One of the supposes strengths of Vanguard's AREIT fund is the fact that it tracks an index. But as Lonsec pointed out in its report, this AREIT index is about 40 per cent made up of the Westfield Group. Why pay Vanguard 0.90% per year in management fees to essentially invest in Westfield? There is little diversification. APN, however, are "index unaware," which means they are not constrained by having to follow some index. This allows them to seek out value, maximize diversification, and minimize risk -- and they do all this with lower management fees.
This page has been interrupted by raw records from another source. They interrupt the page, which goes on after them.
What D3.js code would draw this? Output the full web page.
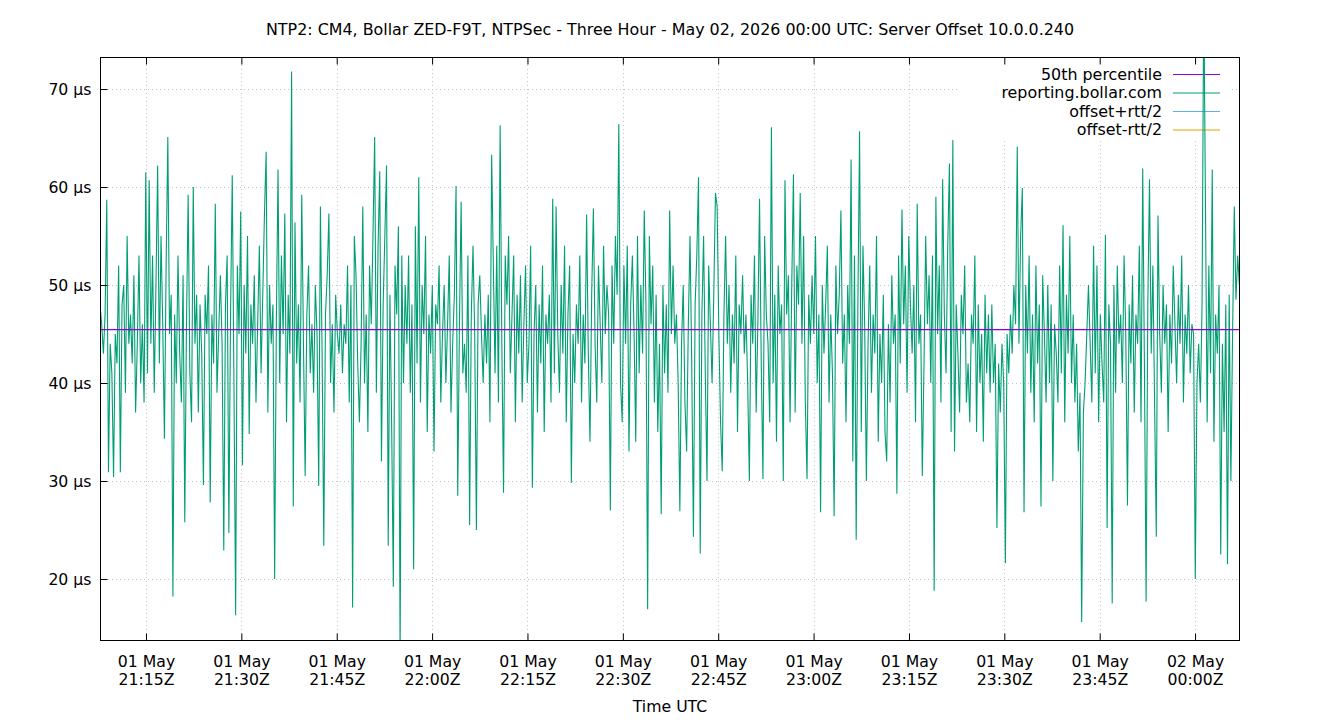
<!DOCTYPE html>
<html>
<head>
<meta charset="utf-8">
<script src="https://cdn.jsdelivr.net/npm/d3@7"></script>
<style>
  html, body { margin: 0; padding: 0; background: #fff; }
  svg text { font-family: "DejaVu Sans", sans-serif; fill: #000; }
</style>
</head>
<body>
<svg id="chart" width="1340" height="720"></svg>
<script>
// ---------- data ----------
const titleText = "NTP2: CM4, Bollar ZED-F9T, NTPSec - Three Hour - May 02, 2026 00:00 UTC: Server Offset 10.0.0.240";
const xAxisTitle = "Time UTC";
const startTime = "2026-05-01T21:07:46Z";
const endTime = "2026-05-02T00:07:04Z";
const sampleSeconds = 16;
const yTickValues = [20, 30, 40, 50, 60, 70];
const xTickTimes = ["2026-05-01T21:15:00Z","2026-05-01T21:30:00Z","2026-05-01T21:45:00Z","2026-05-01T22:00:00Z",
  "2026-05-01T22:15:00Z","2026-05-01T22:30:00Z","2026-05-01T22:45:00Z","2026-05-01T23:00:00Z",
  "2026-05-01T23:15:00Z","2026-05-01T23:30:00Z","2026-05-01T23:45:00Z","2026-05-02T00:00:00Z"];
const legendNames = ["50th percentile", "reporting.bollar.com", "offset+rtt/2", "offset-rtt/2"];
const legendColors = ["#9400d3", "#009e73", "#56b4e9", "#e69f00"];
const median50 = 45.45;
const yDomain = [13.67, 73.27];
// offset values (µs), one every sampleSeconds
const offsetValues = [
48,46,43,47,58.7,30.9,44,41,30.4,45,42,52,30.9,48,50,39,55,44,47,42,
51,37,44,53,40,46,38,61.5,41,60.7,44,53,39,50,62.2,42,55,46,34.3,52,
65.1,45,49,18.2,47,40,53,43,38,51,25.8,46,59.2,41,36,60,44,49,37,48,
43,29.6,49,45,52,27.8,47,42,58.3,39,45,51,44,22.9,48,53,24.7,47,61.2,40,
16.3,52,45,57.5,31.6,50,43,55,34.8,48,44,51,38,46,54,41,49,57.3,63.6,37,
50,44,48,20,46,61.8,40,53,45,57.3,36,49,43,71.8,27.4,56.4,42,48,38,59.2,
44,30.5,47,52,41,46,39,50,45,29.5,58,43,23.4,47,51,57.3,40,46,37,49,
45,43,48,41,46,44,52,38,50,17.1,55,51,42,36,44,58,40,47,35,52,
46,55,65.1,39,54,61.6,32,48,55,62.2,23.4,49,36,19.2,52,47,56,12,53,40,
50,44,53,39,48,21,56,42,61,38,50,45,55,35,47,43,50,33,48,46,
52,38,45,50,40,46,53,37,44,49,60.1,28.5,46,58.5,41,44,39,53,25.5,47,
54,45,25,48,51,45,40,47,42,49,36,63.3,52,41,54,38,66.3,44,28.8,53,
48,55,41,47,53,36,49,43,51,38,46,52,40,44,54,29.3,45,50,37,48,
42,52,35,47,44,49,38,58.8,41,58,45,39,50,43,54,36,47,52,29.8,45,
40,48,44,53,38,47,42,57.2,43,34,49,57.8,44,38,52,46,40,54,45,50,
47,27,52,44,55,49,66.4,40,36,52,44,54,33,48,53,45,34,55,41,50,
43,57.6,48,16.9,55,46,52,38,49,35,44,26.6,50,41,48,39,57.6,45,52,44,
47,40,26.9,44,50,38,33,46,55,42,24.3,48,53,61,22.6,47,55,41,30,52,
46,40,49,59.4,58,45,36,31,47,55,44,50,39,47,42,53,35,48,45,51,
43,47,40,30,49,44,53,37,46,58.8,42,30.2,55,47,44,36,66.1,40,49,34,
52,45,48,30,60.7,47,51,36,50,61.3,37,52,48,59.4,44,55,38,30.2,49,44,
51,45,55,40,47,26.8,50,43,48,54,38,47,41,26.4,52,45,49,57.6,42,47,
36,50,44,62.8,32,53,24,48,65.7,35,54,46,30,44,52,39,47,43,55,34,
45,40,49,35,32,46,38,51,44,47,28.7,53,42,57.7,46,52,39,55,48,43,
50,36,58.3,44,47,30.5,42,55,46,51,40,53,18.8,59,45,52,38,60.8,47,41,
54,62.4,35,64.8,33,48,43,37,49,45,52,38,42,36,47,44,53,35,48,40,
45,34,49,41,47,39,48,40,44,25.2,42,37,44,40,21.6,45,41,47,43,50,
46,64.1,44,55,59.9,26.8,50,43,53,39,47,36,52,42,48,27.4,51,45,38,50,
40,48,30,46,43,38,52,41,56.1,36,49,43,55,40,47,38,44,33,39,15.6,
37,40,45,50,44,38,54,41,52,36,47,42,38,55.1,25.2,48,44,17.5,50,39,
52,44,47,40,53,45,27.5,48,42,51,37,47,44,54,36,61.9,42,17.7,48,60.8,
43,52,38,24.3,57.1,45,39,50,44,48,35,47,42,52,46,40,49,44,53,38,
47,43,50,41,46,45,20,40,44,38,48,80,58.3,36,52,41,61.8,34,47,43,
50,22.5,44,35,48,21.5,49,30,45,58,48.5,53,50
];

// ---------- layout ----------
const margin = { left: 100, right: 1240, top: 57, bottom: 641 };
const svg = d3.select("#chart");

const t0 = new Date(startTime);
const points = offsetValues.map((v, i) => ({ t: new Date(t0.getTime() + i * sampleSeconds * 1000), v }));

const x = d3.scaleUtc().domain([new Date(startTime), new Date(endTime)]).range([margin.left, margin.right]);
const y = d3.scaleLinear().domain(yDomain).range([margin.bottom, margin.top]);
const xTicks = xTickTimes.map(s => new Date(s));

// grid
const grid = svg.append("g").attr("stroke", "#c4c4c4").attr("stroke-width", 1).attr("stroke-dasharray", "1,3");
grid.selectAll("line.gy").data(yTickValues).join("line")
  .attr("x1", margin.left).attr("x2", margin.right)
  .attr("y1", d => Math.round(y(d)) + 0.5).attr("y2", d => Math.round(y(d)) + 0.5);
grid.selectAll("line.gx").data(xTicks).join("line")
  .attr("y1", margin.top).attr("y2", margin.bottom)
  .attr("x1", d => Math.round(x(d)) + 0.5).attr("x2", d => Math.round(x(d)) + 0.5);

// legend background (opaque key)
svg.append("rect").attr("x", 958).attr("y", 60).attr("width", 272).attr("height", 78).attr("fill", "#fff");

// clip
svg.append("clipPath").attr("id", "plotclip").append("rect")
  .attr("x", margin.left).attr("y", margin.top)
  .attr("width", margin.right - margin.left).attr("height", margin.bottom - margin.top);

// legend
const legend = svg.append("g");
legendNames.forEach((name, i) => {
  const ly = 74 + i * 18.5;
  legend.append("text").attr("x", 1162).attr("y", ly).attr("dy", "0.35em")
    .attr("text-anchor", "end").attr("font-size", "15.9px").text(name);
  legend.append("line").attr("x1", 1173).attr("x2", 1220).attr("y1", ly + 0.5).attr("y2", ly + 0.5)
    .attr("stroke", legendColors[i]).attr("stroke-width", 1.2);
});

// data line
const line = d3.line().x(d => x(d.t)).y(d => y(d.v));
svg.append("path").datum(points)
  .attr("clip-path", "url(#plotclip)")
  .attr("fill", "none").attr("stroke", legendColors[1]).attr("stroke-width", 1.1)
  .attr("stroke-linejoin", "miter")
  .attr("d", line);

// median line
svg.append("line")
  .attr("x1", margin.left).attr("x2", margin.right)
  .attr("y1", y(median50)).attr("y2", y(median50))
  .attr("stroke", legendColors[0]).attr("stroke-width", 1.2);

// frame
svg.append("rect").attr("x", margin.left + 0.5).attr("y", margin.top + 0.5)
  .attr("width", margin.right - margin.left - 1).attr("height", margin.bottom - margin.top - 1)
  .attr("fill", "none").attr("stroke", "#000").attr("stroke-width", 1);

// y axis (ticks inward)
const yAxis = d3.axisLeft(y).tickValues(yTickValues).tickSize(-7).tickPadding(9)
  .tickFormat(d => d + " µs");
const gy = svg.append("g").attr("transform", `translate(${margin.left + 0.5},0)`).call(yAxis);
gy.select(".domain").remove();
gy.selectAll("text").attr("font-size", "15.7px").attr("font-family", "DejaVu Sans, sans-serif").attr("fill", "#000");
gy.selectAll("line").attr("stroke", "#000");

// x axis bottom (ticks inward)
const xAxis = d3.axisBottom(x).tickValues(xTicks).tickSize(-7).tickPadding(14).tickFormat(() => "");
const gx = svg.append("g").attr("transform", `translate(0,${margin.bottom - 0.5})`).call(xAxis);
gx.select(".domain").remove();
gx.selectAll("line").attr("stroke", "#000");
const fmtDay = d3.utcFormat("%d %b");
const fmtTime = d3.utcFormat("%H:%MZ");
gx.selectAll(".tick").each(function(d) {
  const g = d3.select(this);
  g.select("text").remove();
  g.append("text").attr("y", 26).attr("text-anchor", "middle").attr("font-size", "15.7px").attr("fill", "#000")
    .attr("font-family", "DejaVu Sans, sans-serif").text(fmtDay(d));
  g.append("text").attr("y", 44).attr("text-anchor", "middle").attr("font-size", "15.7px").attr("fill", "#000")
    .attr("font-family", "DejaVu Sans, sans-serif").text(fmtTime(d));
});

// x axis top mirror ticks
const xTop = d3.axisTop(x).tickValues(xTicks).tickSize(-7).tickFormat(() => "");
const gxt = svg.append("g").attr("transform", `translate(0,${margin.top + 0.5})`).call(xTop);
gxt.select(".domain").remove();
gxt.selectAll("line").attr("stroke", "#000");

// titles
svg.append("text").attr("x", 670).attr("y", 34.5).attr("text-anchor", "middle")
  .attr("font-size", "15.9px").text(titleText);
svg.append("text").attr("x", 670).attr("y", 712).attr("text-anchor", "middle")
  .attr("font-size", "15.7px").text(xAxisTitle);
</script>
</body>
</html>
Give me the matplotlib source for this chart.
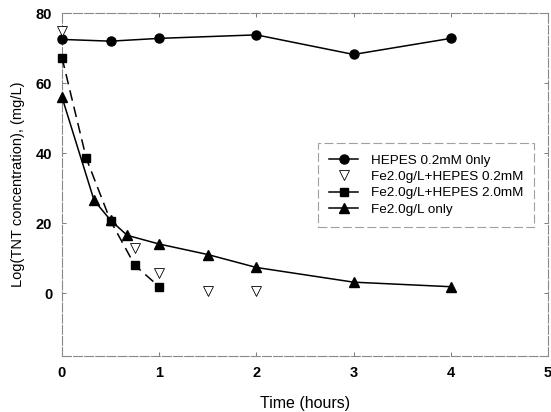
import matplotlib
matplotlib.use("Agg")
import matplotlib.pyplot as plt
from matplotlib.lines import Line2D

plt.rcParams['font.family'] = ['Liberation Sans', 'DejaVu Sans']

# Data
t_hepes = [0, 0.5, 1, 2, 3, 4]
y_hepes = [72.5, 72.0, 72.8, 73.8, 68.2, 72.8]

t_fe_h02 = [0, 0.75, 1, 1.5, 2]
y_fe_h02 = [75.0, 12.8, 5.7, 0.5, 0.5]

t_fe_h20 = [0, 0.25, 0.5, 0.75, 1]
y_fe_h20 = [67.3, 38.5, 20.6, 7.9, 1.8]

t_fe = [0, 0.33, 0.5, 0.67, 1, 1.5, 2, 3, 4]
y_fe = [56.0, 26.5, 20.8, 16.5, 14.0, 11.0, 7.3, 3.1, 1.8]

labels = ["HEPES 0.2mM 0nly", "Fe2.0g/L+HEPES 0.2mM",
          "Fe2.0g/L+HEPES 2.0mM", "Fe2.0g/L only"]
xticks = [0, 1, 2, 3, 4, 5]
yticks = [0, 20, 40, 60, 80]

fig = plt.figure(figsize=(5.51, 4.12), dpi=100)
ax = fig.add_axes([0.1125, 0.136, 0.882, 0.832])

ax.plot(t_hepes, y_hepes, color='black', lw=1.1, marker='o', ms=6.5,
        label=labels[0], zorder=3, clip_on=False)
ax.plot(t_fe_h02, y_fe_h02, color='black', lw=0, marker='v', ms=7,
        markerfacecolor='white', markeredgewidth=0.6, label=labels[1],
        zorder=4, clip_on=False)
ax.plot(t_fe_h20, y_fe_h20, color='black', lw=1.1, ls=(0, (7, 4)), marker='s',
        ms=6, label=labels[2], zorder=3, clip_on=False)
ax.plot(t_fe, y_fe, color='black', lw=1.1, marker='^', ms=6.5,
        label=labels[3], zorder=3, clip_on=False)

ax.set_xlim(0, 5)
ax.set_ylim(-18, 80)
ax.set_xticks(xticks)
ax.set_yticks(yticks)
ax.set_xticklabels([str(v) for v in xticks], fontsize=10.5, fontweight='bold')
ax.set_yticklabels([str(v) for v in yticks], fontsize=10.5, fontweight='bold')
ax.tick_params(direction='in', length=3, width=0.6, color='#666666',
               top=True, right=True, pad=7)

for s in ax.spines.values():
    s.set_color('#888888')
    s.set_linewidth(0.8)
    s.set_linestyle((0, (8, 2)))

ax.set_xlabel("Time (hours)", fontsize=11.5, labelpad=12)
ax.set_ylabel("Log(TNT concentration), (mg/L)", fontsize=10.5, labelpad=8)

handles = [
    Line2D([], [], color='black', lw=1.1, marker='o', ms=6.5),
    Line2D([], [], color='black', lw=0, marker='v', ms=6.5,
           markerfacecolor='white', markeredgewidth=0.6),
    Line2D([], [], color='black', lw=1.1, marker='s', ms=6),
    Line2D([], [], color='black', lw=1.1, marker='^', ms=6.5),
]
leg = ax.legend(handles, labels, loc='upper left',
                bbox_to_anchor=(0.513, 0.64), fontsize=9.7, frameon=True,
                fancybox=False, handlelength=2.2, handletextpad=0.9,
                borderpad=0.8, labelspacing=0.3)
leg.get_frame().set_edgecolor('#888888')
leg.get_frame().set_linewidth(0.8)
leg.get_frame().set_linestyle((0, (8, 3)))

fig.savefig("out.png", dpi=100)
I am not saying I don't like Vanguard. I believe they offer a good diversified bond fund. I am also invested in their high yield fund, although I am not satisfied with this investment as it claims to pay monthly distributions but in actual fact seems to pay zero distributions every third month. Quick calculations of the last few years of distributions received reveals that Vanguard's high yield fund only gives a running yield of about 4 or 5 per cent per annum, which is quite disappointing for a fund that is described as "high yield." This may not be the fault of the fund manager and can be blamed on market conditions, but nevertheless it certainly is disappointing for investors.